• To be done: Word for word, quote all of the material, omitting the pictures.

• Provided material:

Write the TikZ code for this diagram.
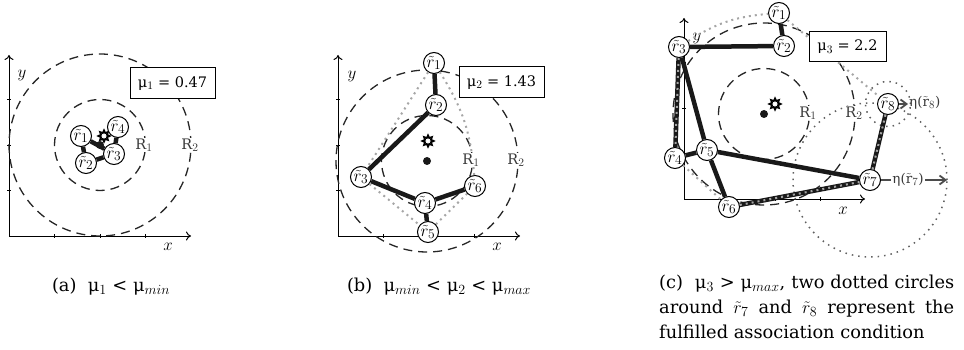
\documentclass[tikz,border=0pt]{standalone}
\usepackage{fix-cm}
\usepackage{fontspec}
\setmainfont{DejaVu Serif}
\usepackage{xcolor}
\usetikzlibrary{arrows.meta,shapes.geometric}
\DeclareMathSizes{17}{17}{13.5}{10}
\DeclareMathSizes{17.8}{17.8}{14}{10}
\DeclareMathSizes{14.5}{14.5}{11.5}{8}
\DeclareMathSizes{13.5}{13.5}{11}{8}
\newcommand{\rt}[1]{$\tilde{r}_{#1}$}
\newcommand{\muv}[1]{μ$_{#1}$}
\begin{document}
\begin{tikzpicture}[x=1pt,y=-1pt,font=\fontsize{17.8}{25}\selectfont,
  rnode/.style={draw,circle,fill=white,line width=1pt,inner sep=0pt,minimum size=21pt,font=\fontsize{17}{17}\selectfont},
  edge/.style={line width=4.5pt,black!90},
  hull/.style={gray!70,line width=2pt,dash pattern=on 2pt off 4pt},
  assoc/.style={gray!75!black,line width=1.5pt,dash pattern=on 1.5pt off 5pt},
  ring/.style={line width=1.3pt,black!85,dash pattern=on 9pt off 6pt},
  valbox/.style={draw,fill=white,line width=1pt,inner sep=0pt,font=\fontsize{14.5}{20}\selectfont},
  rlabel/.style={gray!45!black,fill=white,inner sep=1pt,font=\fontsize{14.5}{15}\selectfont},
  sun/.style={star,star points=8,star point ratio=1.7,draw,fill=white,line width=1.8pt,inner sep=0pt,minimum size=11pt},
  pt/.style={circle,fill=black!90,inner sep=0pt,minimum size=8pt},
  reach/.style={gray!60!black,line width=1.8pt,-{Straight Barb[length=6pt,width=9pt]}},
  axlabel/.style={inner sep=0pt,font=\fontsize{17}{17}\selectfont}]
\useasboundingbox (0,0) rectangle (964,350);
% axes, with their ticks
\foreach \p/\ox/\oy/\ey/\ex in {a/9/236/55/191,b/338/236/55/520,c/684/199/18/865}{
  \coordinate (\p O) at (\ox,\oy);
  \coordinate (\p Y) at (\ox,\ey);
  \coordinate (\p X) at (\ex,\oy);
  \draw[line width=1pt,-{To[length=5pt,width=9pt]}] (\p O)--(\p Y);
  \draw[line width=1pt,-{To[length=5pt,width=9pt]}] (\p O)--(\p X);
  \foreach \k in {1,2,3}{
    \draw[line width=0.7pt] (\ox+45.5*\k,\oy-2)--(\ox+45.5*\k,\oy+2);
    \draw[line width=0.7pt] (\ox-2,\oy-45.5*\k)--(\ox+2,\oy-45.5*\k);
  }
}
% radii, base point and sun
\foreach \p/\cx/\cy/\sx/\sy in {a/100/145/104/136,b/427/161/428/141,c/764/114/775/104}{
  \draw[ring] (\cx,\cy) circle (45.5pt);
  \draw[ring] (\cx,\cy) circle (91pt);
  \node[pt] (\p base) at (\cx,\cy) {};
  \node[sun] (\p sun) at (\sx,\sy) {};
}
% a
\foreach \n/\px/\py in {1/81/136,2/86/163,3/114/154,4/118/127}{
  \node[rnode] (a\n) at (\px,\py) {\rt{\n}};
}
\foreach \u/\v in {1/2,1/3,2/3,3/4}{
  \draw[edge] (a\u)--(a\v);
}
\node[valbox,minimum width=85pt,minimum height=31pt] (aval) at (172.5,83.5) {\muv{1} = 0.47};
\node[rlabel] (aR1) at (144,145) {R$_1$};
\node[rlabel] (aR2) at (190,145) {R$_2$};
\node[axlabel] (axl) at (168,247) {$x$};
\node[axlabel] (ayl) at (22,75) {$y$};
\node (acap) at (111,287) {(a)\ \ \muv{1} < μ$_{min}$};
% b
\foreach \n/\px/\py in {1/434/63,2/436/105,3/361/177,4/425/203,5/428/232,6/475/186}{
  \node[rnode] (b\n) at (\px,\py) {\rt{\n}};
}
\foreach \u/\v in {1/2,2/3,3/4,4/5,4/6}{
  \draw[edge] (b\u)--(b\v);
}
\draw[hull] (b1)--(b3);
\draw[hull] (b3)--(b5);
\draw[hull] (b5)--(b6);
\draw[hull] (b6) to[bend right=14] (b1);
\node[valbox,minimum width=85pt,minimum height=31pt] (bval) at (501.5,82.5) {\muv{2} = 1.43};
\node[rlabel] (bR1) at (471,160) {R$_1$};
\node[rlabel] (bR2) at (516,160) {R$_2$};
\node[axlabel] (bxl) at (497,247) {$x$};
\node[axlabel] (byl) at (352,76) {$y$};
\node (bcap) at (439,287) {(b)\ \ μ$_{min}$ < \muv{2} < μ$_{max}$};
% c
\draw[assoc] (870,180) circle (77pt);
\draw[assoc] (888,104) circle (22.5pt);
\node[axlabel] (cyl) at (697,38) {$y$};
\foreach \n/\px/\py in {1/779/13,2/784/46,3/679/47,4/675/158,5/707/150,6/729/207,7/870/180,8/888/104}{
  \node[rnode] (c\n) at (\px,\py) {\rt{\n}};
}
\foreach \u/\v in {1/2,2/3,3/4,3/5,4/5,5/6,5/7,6/7,7/8}{
  \draw[edge] (c\u)--(c\v);
}
\draw[hull] (c3) to[bend left=14] (c1);
\draw[hull] (c1)--(c8);
\draw[hull] (c3)--(c4);
\draw[hull] (c4)--(c6);
\draw[hull] (c6)--(c7);
\draw[hull] (c7)--(c8);
\node[valbox,minimum width=77pt,minimum height=30pt] (cval) at (847.5,47) {\muv{3} = 2.2};
\node[rlabel] (cR1) at (808,113) {R$_1$};
\node[rlabel] (cR2) at (854,113) {R$_2$};
\node[axlabel] (cxl) at (843,211) {$x$};
\coordinate (rim7) at (947,180);
\coordinate (rim8) at (908,104);
\draw[reach] (c7)--(rim7);
\draw[reach] (c8)--(rim8);
\node[rlabel,font=\fontsize{13.5}{14}\selectfont] (eta7) at (908,180) {η($\tilde{\mathrm{r}}_7$)};
\node[rlabel,fill=none,font=\fontsize{13.5}{14}\selectfont,anchor=west] (eta8) at (908,103) {η($\tilde{\mathrm{r}}_8$)};
\node[text width=295pt,align=justify,inner sep=0pt,anchor=north west] (ccap) at (659,275) {(c)\ \ \muv{3} > μ$_{max}$, two dotted circles\linebreak around $\tilde{r}_7$ and $\tilde{r}_8$ represent the\linebreak fulfilled association condition};
\end{tikzpicture}
\end{document}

• Finished task:
Write the TikZ code for this diagram.
\documentclass[tikz,border=0pt]{standalone}
\usepackage{fix-cm}
\usepackage{fontspec}
\setmainfont{DejaVu Serif}
\usepackage{xcolor}
\usetikzlibrary{arrows.meta,shapes.geometric}
\DeclareMathSizes{17}{17}{13.5}{10}
\DeclareMathSizes{17.8}{17.8}{14}{10}
\DeclareMathSizes{14.5}{14.5}{11.5}{8}
\DeclareMathSizes{13.5}{13.5}{11}{8}
\newcommand{\rt}[1]{$\tilde{r}_{#1}$}
\newcommand{\muv}[1]{μ$_{#1}$}
\begin{document}
\begin{tikzpicture}[x=1pt,y=-1pt,font=\fontsize{17.8}{25}\selectfont,
  rnode/.style={draw,circle,fill=white,line width=1pt,inner sep=0pt,minimum size=21pt,font=\fontsize{17}{17}\selectfont},
  edge/.style={line width=4.5pt,black!90},
  hull/.style={gray!70,line width=2pt,dash pattern=on 2pt off 4pt},
  assoc/.style={gray!75!black,line width=1.5pt,dash pattern=on 1.5pt off 5pt},
  ring/.style={line width=1.3pt,black!85,dash pattern=on 9pt off 6pt},
  valbox/.style={draw,fill=white,line width=1pt,inner sep=0pt,font=\fontsize{14.5}{20}\selectfont},
  rlabel/.style={gray!45!black,fill=white,inner sep=1pt,font=\fontsize{14.5}{15}\selectfont},
  sun/.style={star,star points=8,star point ratio=1.7,draw,fill=white,line width=1.8pt,inner sep=0pt,minimum size=11pt},
  pt/.style={circle,fill=black!90,inner sep=0pt,minimum size=8pt},
  reach/.style={gray!60!black,line width=1.8pt,-{Straight Barb[length=6pt,width=9pt]}},
  axlabel/.style={inner sep=0pt,font=\fontsize{17}{17}\selectfont}]
\useasboundingbox (0,0) rectangle (964,350);
% axes, with their ticks
\foreach \p/\ox/\oy/\ey/\ex in {a/9/236/55/191,b/338/236/55/520,c/684/199/18/865}{
  \coordinate (\p O) at (\ox,\oy);
  \coordinate (\p Y) at (\ox,\ey);
  \coordinate (\p X) at (\ex,\oy);
  \draw[line width=1pt,-{To[length=5pt,width=9pt]}] (\p O)--(\p Y);
  \draw[line width=1pt,-{To[length=5pt,width=9pt]}] (\p O)--(\p X);
  \foreach \k in {1,2,3}{
    \draw[line width=0.7pt] (\ox+45.5*\k,\oy-2)--(\ox+45.5*\k,\oy+2);
    \draw[line width=0.7pt] (\ox-2,\oy-45.5*\k)--(\ox+2,\oy-45.5*\k);
  }
}
% radii, base point and sun
\foreach \p/\cx/\cy/\sx/\sy in {a/100/145/104/136,b/427/161/428/141,c/764/114/775/104}{
  \draw[ring] (\cx,\cy) circle (45.5pt);
  \draw[ring] (\cx,\cy) circle (91pt);
  \node[pt] (\p base) at (\cx,\cy) {};
  \node[sun] (\p sun) at (\sx,\sy) {};
}
% a
\foreach \n/\px/\py in {1/81/136,2/86/163,3/114/154,4/118/127}{
  \node[rnode] (a\n) at (\px,\py) {\rt{\n}};
}
\foreach \u/\v in {1/2,1/3,2/3,3/4}{
  \draw[edge] (a\u)--(a\v);
}
\node[valbox,minimum width=85pt,minimum height=31pt] (aval) at (172.5,83.5) {\muv{1} = 0.47};
\node[rlabel] (aR1) at (144,145) {R$_1$};
\node[rlabel] (aR2) at (190,145) {R$_2$};
\node[axlabel] (axl) at (168,247) {$x$};
\node[axlabel] (ayl) at (22,75) {$y$};
\node (acap) at (111,287) {(a)\ \ \muv{1} < μ$_{min}$};
% b
\foreach \n/\px/\py in {1/434/63,2/436/105,3/361/177,4/425/203,5/428/232,6/475/186}{
  \node[rnode] (b\n) at (\px,\py) {\rt{\n}};
}
\foreach \u/\v in {1/2,2/3,3/4,4/5,4/6}{
  \draw[edge] (b\u)--(b\v);
}
\draw[hull] (b1)--(b3);
\draw[hull] (b3)--(b5);
\draw[hull] (b5)--(b6);
\draw[hull] (b6) to[bend right=14] (b1);
\node[valbox,minimum width=85pt,minimum height=31pt] (bval) at (501.5,82.5) {\muv{2} = 1.43};
\node[rlabel] (bR1) at (471,160) {R$_1$};
\node[rlabel] (bR2) at (516,160) {R$_2$};
\node[axlabel] (bxl) at (497,247) {$x$};
\node[axlabel] (byl) at (352,76) {$y$};
\node (bcap) at (439,287) {(b)\ \ μ$_{min}$ < \muv{2} < μ$_{max}$};
% c
\draw[assoc] (870,180) circle (77pt);
\draw[assoc] (888,104) circle (22.5pt);
\node[axlabel] (cyl) at (697,38) {$y$};
\foreach \n/\px/\py in {1/779/13,2/784/46,3/679/47,4/675/158,5/707/150,6/729/207,7/870/180,8/888/104}{
  \node[rnode] (c\n) at (\px,\py) {\rt{\n}};
}
\foreach \u/\v in {1/2,2/3,3/4,3/5,4/5,5/6,5/7,6/7,7/8}{
  \draw[edge] (c\u)--(c\v);
}
\draw[hull] (c3) to[bend left=14] (c1);
\draw[hull] (c1)--(c8);
\draw[hull] (c3)--(c4);
\draw[hull] (c4)--(c6);
\draw[hull] (c6)--(c7);
\draw[hull] (c7)--(c8);
\node[valbox,minimum width=77pt,minimum height=30pt] (cval) at (847.5,47) {\muv{3} = 2.2};
\node[rlabel] (cR1) at (808,113) {R$_1$};
\node[rlabel] (cR2) at (854,113) {R$_2$};
\node[axlabel] (cxl) at (843,211) {$x$};
\coordinate (rim7) at (947,180);
\coordinate (rim8) at (908,104);
\draw[reach] (c7)--(rim7);
\draw[reach] (c8)--(rim8);
\node[rlabel,font=\fontsize{13.5}{14}\selectfont] (eta7) at (908,180) {η($\tilde{\mathrm{r}}_7$)};
\node[rlabel,fill=none,font=\fontsize{13.5}{14}\selectfont,anchor=west] (eta8) at (908,103) {η($\tilde{\mathrm{r}}_8$)};
\node[text width=295pt,align=justify,inner sep=0pt,anchor=north west] (ccap) at (659,275) {(c)\ \ \muv{3} > μ$_{max}$, two dotted circles\linebreak around $\tilde{r}_7$ and $\tilde{r}_8$ represent the\linebreak fulfilled association condition};
\end{tikzpicture}
\end{document}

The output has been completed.